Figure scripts
•••

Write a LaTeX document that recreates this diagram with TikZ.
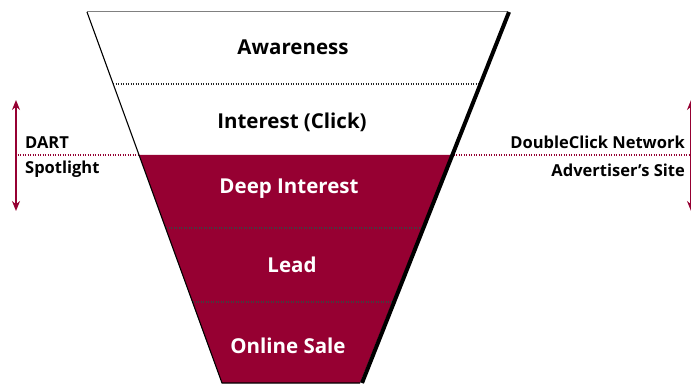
\documentclass[tikz,border=0pt]{standalone}
\usepackage{fontspec}
\setmainfont{Open Sans}
\usetikzlibrary{arrows.meta}
\definecolor{funnelred}{RGB}{150,0,50}
\tikzset{
  stagelabel/.style={font=\fontsize{20.5}{22}\selectfont\bfseries, inner sep=0pt},
  sidelabel/.style={font=\fontsize{16.5}{18}\selectfont\bfseries, inner sep=0pt},
  divider/.style={line width=1.4pt, dash pattern=on 1.2pt off 1.3pt},
  rangearrow/.style={draw=funnelred, line width=1.4pt, {Stealth[length=10pt,width=8pt]}-{Stealth[length=10pt,width=8pt]}}
}
\begin{document}
\begin{tikzpicture}[x=1pt,y=-1pt]
\useasboundingbox[fill=white] (0,0) rectangle (691,385);
% funnel corners
\coordinate (TL) at (87,12);
\coordinate (TR) at (508,12);
\coordinate (ML) at (139,155);
\coordinate (MR) at (451,155);
\coordinate (BL) at (222,383);
\coordinate (BR) at (360,383);
% divider end points
\coordinate (A1) at (113,84);   \coordinate (A2) at (479,84);
\coordinate (C1) at (166,228);  \coordinate (C2) at (422,228);
\coordinate (D1) at (193,302);  \coordinate (D2) at (392,302);
\coordinate (RL) at (15,155);   \coordinate (RR) at (691,155);
% fills
\fill[white] (TL) -- (TR) -- (MR) -- (ML) -- cycle;
\fill[funnelred] (ML) -- (MR) -- (BR) -- (BL) -- cycle;
% red dotted separator
\draw[funnelred, divider] (RL) -- (ML);
\draw[funnelred, divider] (MR) -- (RR);
% other dividers
\draw[black!85, divider] (A1) -- (A2);
\draw[black!75, divider] (C1) -- (C2);
\draw[black!75, divider] (D1) -- (D2);
% outline
\draw[gray, line width=1pt] (TL) -- (TR);
\draw[black, line width=1.1pt] (TL) -- (BL) -- (BR);
\draw[black, line width=4pt] ([xshift=1pt]TR) -- ([xshift=2pt]BR);
% stage labels
\node[stagelabel] (aw) at (293,47) {Awareness};
\node[stagelabel] (in) at (292,122) {Interest (Click)};
\node[stagelabel, white] (di) at (289,189) {Deep Interest};
\node[stagelabel, white] (le) at (292,265) {Lead};
\node[stagelabel, white] (os) at (288,346) {Online Sale};
% side labels
\node[sidelabel, anchor=west] (dart) at (25,143) {DART};
\node[sidelabel, anchor=west] (spot) at (25,169) {Spotlight};
\node[sidelabel, anchor=east] (dcn) at (685,142) {DoubleClick Network};
\node[sidelabel, anchor=east] (adv) at (685,170) {Advertiser's Site};
% range arrows
\coordinate (LT) at (16,100); \coordinate (LB) at (16,211);
\coordinate (RT) at (691,100); \coordinate (RB) at (691,211);
\draw[rangearrow] (LT) -- (LB);
\draw[rangearrow] (RT) -- (RB);
\end{tikzpicture}
\end{document}
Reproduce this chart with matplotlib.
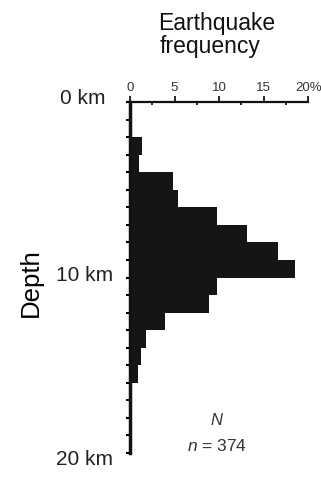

•••

• [WHAT IS EXPECTED] Write the material out again exactly as it appears, dropping the pictures.

• [RESULT OF THE TASK]
Write a LaTeX document that recreates this diagram with TikZ.
\documentclass[tikz,border=0pt]{standalone}
\usepackage{fontspec}
\setmainfont{Open Sans}
\usetikzlibrary{arrows.meta}
\definecolor{funnelred}{RGB}{150,0,50}
\tikzset{
  stagelabel/.style={font=\fontsize{20.5}{22}\selectfont\bfseries, inner sep=0pt},
  sidelabel/.style={font=\fontsize{16.5}{18}\selectfont\bfseries, inner sep=0pt},
  divider/.style={line width=1.4pt, dash pattern=on 1.2pt off 1.3pt},
  rangearrow/.style={draw=funnelred, line width=1.4pt, {Stealth[length=10pt,width=8pt]}-{Stealth[length=10pt,width=8pt]}}
}
\begin{document}
\begin{tikzpicture}[x=1pt,y=-1pt]
\useasboundingbox[fill=white] (0,0) rectangle (691,385);
% funnel corners
\coordinate (TL) at (87,12);
\coordinate (TR) at (508,12);
\coordinate (ML) at (139,155);
\coordinate (MR) at (451,155);
\coordinate (BL) at (222,383);
\coordinate (BR) at (360,383);
% divider end points
\coordinate (A1) at (113,84);   \coordinate (A2) at (479,84);
\coordinate (C1) at (166,228);  \coordinate (C2) at (422,228);
\coordinate (D1) at (193,302);  \coordinate (D2) at (392,302);
\coordinate (RL) at (15,155);   \coordinate (RR) at (691,155);
% fills
\fill[white] (TL) -- (TR) -- (MR) -- (ML) -- cycle;
\fill[funnelred] (ML) -- (MR) -- (BR) -- (BL) -- cycle;
% red dotted separator
\draw[funnelred, divider] (RL) -- (ML);
\draw[funnelred, divider] (MR) -- (RR);
% other dividers
\draw[black!85, divider] (A1) -- (A2);
\draw[black!75, divider] (C1) -- (C2);
\draw[black!75, divider] (D1) -- (D2);
% outline
\draw[gray, line width=1pt] (TL) -- (TR);
\draw[black, line width=1.1pt] (TL) -- (BL) -- (BR);
\draw[black, line width=4pt] ([xshift=1pt]TR) -- ([xshift=2pt]BR);
% stage labels
\node[stagelabel] (aw) at (293,47) {Awareness};
\node[stagelabel] (in) at (292,122) {Interest (Click)};
\node[stagelabel, white] (di) at (289,189) {Deep Interest};
\node[stagelabel, white] (le) at (292,265) {Lead};
\node[stagelabel, white] (os) at (288,346) {Online Sale};
% side labels
\node[sidelabel, anchor=west] (dart) at (25,143) {DART};
\node[sidelabel, anchor=west] (spot) at (25,169) {Spotlight};
\node[sidelabel, anchor=east] (dcn) at (685,142) {DoubleClick Network};
\node[sidelabel, anchor=east] (adv) at (685,170) {Advertiser's Site};
% range arrows
\coordinate (LT) at (16,100); \coordinate (LB) at (16,211);
\coordinate (RT) at (691,100); \coordinate (RB) at (691,211);
\draw[rangearrow] (LT) -- (LB);
\draw[rangearrow] (RT) -- (RB);
\end{tikzpicture}
\end{document}
Reproduce this chart with matplotlib.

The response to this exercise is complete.